Cutlery At The Ready
Over many years, Copenhagen has been perfecting its dining scene, and the Danish capital now boasts no less than 15 Michelin-starred restaurants, more than any other Scandinavian capital. In recent years, sous chefs from lots of high-profile kitchens have spread their wings and have opened their own new and exciting eateries where culinary mastery comes with a less eye watering price tag.

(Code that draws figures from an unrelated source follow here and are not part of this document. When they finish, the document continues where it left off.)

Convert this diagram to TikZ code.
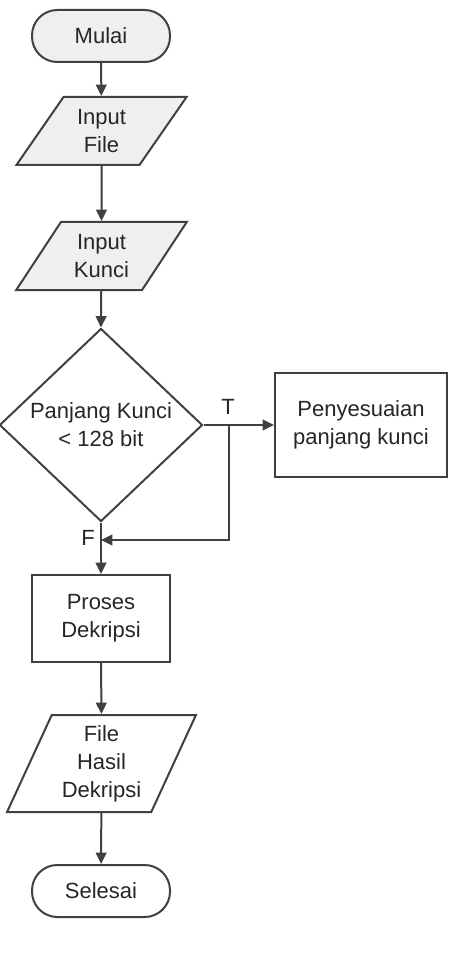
\documentclass[tikz,border=0pt]{standalone}
\usepackage{fontspec}
\setmainfont{Liberation Sans}
\usetikzlibrary{shapes.geometric,arrows.meta}
\definecolor{lineclr}{RGB}{64,64,64}
\definecolor{fillclr}{RGB}{239,239,239}
\definecolor{textclr}{RGB}{38,38,38}

\begin{document}
\begin{tikzpicture}[x=0.75pt,y=0.75pt,yscale=-1,xscale=1,
  font=\fontsize{16.5}{21}\selectfont,
  every node/.style={text=textclr, align=center},
  shp/.style={draw=lineclr, line width=1.5pt},
  term/.style={shp, rectangle, rounded corners=19pt, minimum width=103.5pt, minimum height=39pt},
  io/.style={shp, trapezium, trapezium stretches=true, inner sep=0pt},
  proc/.style={shp, rectangle},
  flow/.style={draw=lineclr, line width=1.5pt, -{Triangle[length=8.5pt,width=8pt]}}
]
\useasboundingbox (0,0) rectangle (451,962);

%Shape: Terminal [id:mulai]
\node[term, fill=fillclr] (mulai) at (101,36) {Mulai};
%Shape: Data [id:infile]
\node[io, fill=fillclr, trapezium left angle=55, trapezium right angle=125, minimum width=128.25pt, minimum height=51pt] (infile) at (101.5,131) {Input\\File};
%Shape: Data [id:inkunci]
\node[io, fill=fillclr, trapezium left angle=55, trapezium right angle=125, minimum width=128.25pt, minimum height=51pt] (inkunci) at (101.5,256) {Input\\Kunci};
%Shape: Decision [id:cek]
\node[shp, diamond, inner sep=0pt, minimum width=152.25pt, minimum height=144.75pt] (cek) at (101,425) {Panjang Kunci\\< 128 bit};
%Shape: Process [id:sesuai]
\node[proc, minimum width=129pt, minimum height=78pt] (sesuai) at (361,425) {Penyesuaian\\panjang kunci};
%Shape: Process [id:proses]
\node[proc, minimum width=103.5pt, minimum height=65.25pt] (proses) at (101,618.5) {Proses\\Dekripsi};
%Shape: Data [id:hasil]
\node[io, trapezium left angle=65, trapezium right angle=115, minimum width=141.75pt, minimum height=72.75pt] (hasil) at (101.5,763.5) {File\\Hasil\\Dekripsi};
%Shape: Terminal [id:selesai]
\node[term] (selesai) at (101,891) {Selesai};

%Straight Lines
\draw[flow] (mulai) -- (infile);
\draw[flow] (infile) -- (inkunci);
\draw[flow] (inkunci) -- (cek.north);
\draw[flow] (cek.east) -- (sesuai.west);
\draw[flow] (cek.south) -- (proses.north);
\draw[flow] (proses) -- (hasil);
\draw[flow] (hasil) -- (selesai);

%Branch back to main line
\coordinate (cabang) at (229,425);
\coordinate (belok) at (229,540);
\coordinate (gabung) at (101,540);
\draw[flow] (cabang) -- (belok) -- (gabung);

%Labels
\node (lblT) at (228,407) {T};
\node (lblF) at (88,538) {F};

\end{tikzpicture}
\end{document}
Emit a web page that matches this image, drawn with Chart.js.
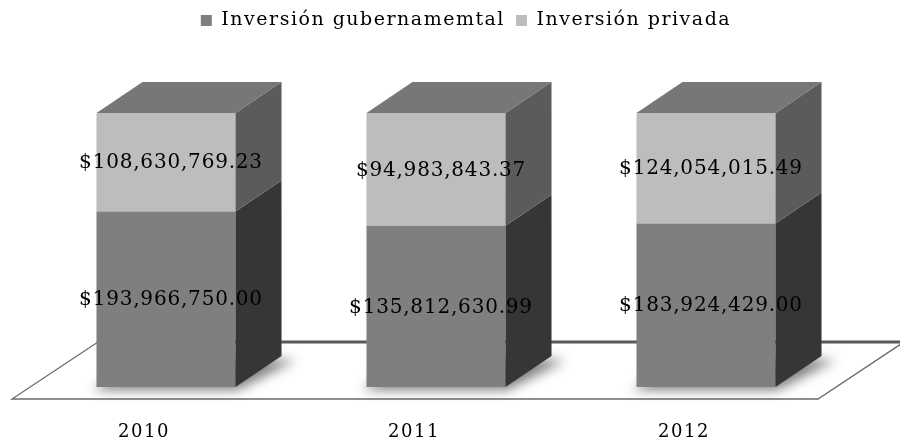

You can expect to chow down on the freshest of dishes and produce with food being served after being grown and nurtured from chefs and restaurants’ own gardens, greenhouses and farms. For an authentic foodie experience, taking a trip to the food markets is a must. Torvehallerne serves up classic market hall dishes, Tivoli Food Hall offers up the very best fast gourmet food and Nørrebro Station is a local favourite.
Tivoli Gardens is one of the oldest operating theme parks in the world, and it’s right here in Copenhagen’s city centre, so it’d be rude not to pay it a visit. There’s something for everyone, from a 19 metre-tall ferris wheel and a nostalgic carousel to dragon boats and adrenaline-pumping rollercoasters. And when you’re done with the rides, you can grab a bite to eat from the park’s open-plan food hall.
One of the best ways to see the city is on two wheels and even the locals favour this mode of transport. The city’s e-bike rental scheme lets you pick up and return one from any of the hundreds of cycle parks. The Harbour Circle’s one of the most popular routes – it spans 13 kilometres around Copenhagen’s waterfront.
Frederiksberg Have has been dubbed Copenhagen’s most romantic park, with picturesque lakes, woodlands and lovely picnic lawns. The park’s grand baroque palace, Frederiksborg Slot, was the royal family’s summer residence until the mid-19th century. These days it houses the Royal Danish Military Academy.
Frederiksberg Have’s most unusual attraction is its suttetræet (sucky tree), located north of the Chinese Pavilion. The 250-year-old tree is hard to miss, its branches hung with hundreds of colourful ribbons tied to baby dummies. According to Danish tradition, when a toddler turns three it is time to give up their dummy. To make the separation easier, parents and children hang the dummy on their local suttetræet, along with a note on behalf of the toddler asking the tree to take good care of it.